In 1950, China’s communist government invaded Tibet. The Dalai Lama fled in 1959 and set up a government in exile.
The Dalai Lama is revered by Tibetan people and his exile has created anger inside Tibet. China’s threats to manipulate the selection process is believed to be a way to impose control on the Tibetan people.
In 1995, the Chinese government caused the disappearance of the Dalai Lama’s choice for the successor of the Panchen Lama, the second most important tulku lineage in Tibetan Buddhism, when he was 6 years old. The Chinese government appointed their own Panchen Lama.
China also wants to appoint its own Dalai Lama. But it is important to Tibetan Buddhists that they are in charge of the selection process.
Because of the threat from China, the 14th Dalai Lama has made a number of statements that would make it difficult for a Chinese appointed 15th Dalai Lama to be seen as legitimate.
For example, he has stated that the institution of the Dalai Lama might not be needed any more.
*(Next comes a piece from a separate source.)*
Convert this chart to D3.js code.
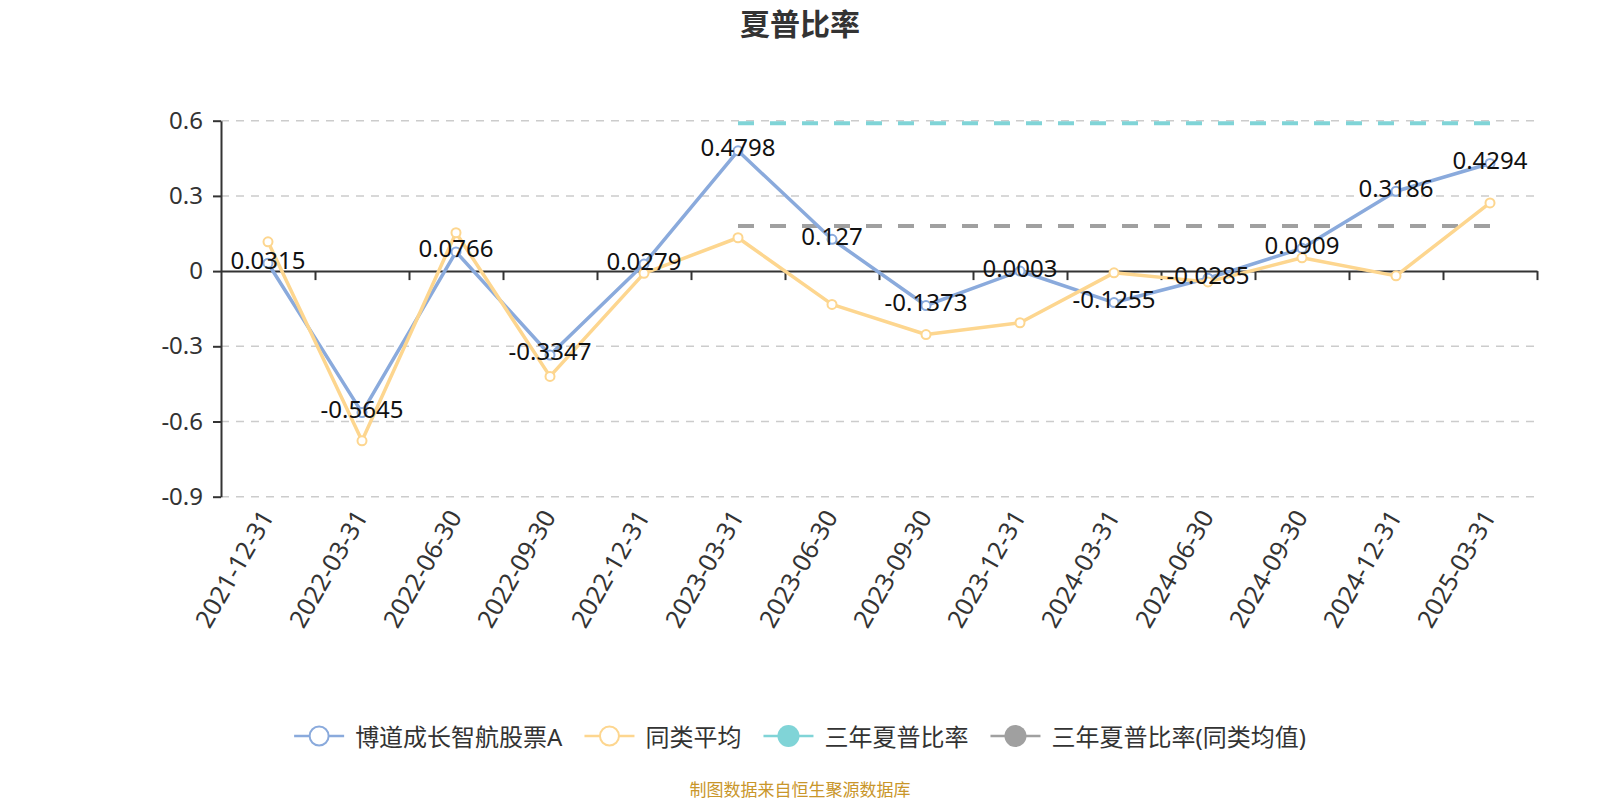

However, he has also said it was up to the people if they wanted to preserve this aspect of Tibetan Buddhism and continue the Dalai Lama lineage.
Another option the Dalai Lama has proposed would be for him to appoint his reincarnation before he dies. In this scenario, the Dalai Lama would transfer his spiritual realization to the successor. A third alternative Tenzin Gyatso has stated is that if he dies outside of Tibet, his reincarnation would be located abroad, most likely India.
Lastly, he has mentioned the possibility of being reborn as a woman, but added that he would have to be a very beautiful woman. He believes that appearance is important in transmitting Buddhist teachings.
The Dalai Lama is confident that no one would trust the Chinese government’s choice. In April 2019, U.S. Sen. Cory Gardner said at a hearing of the Senate Foreign Relations Asia Subcommittee that the Congress would not recognize a Dalai Lama chosen by the Chinese government.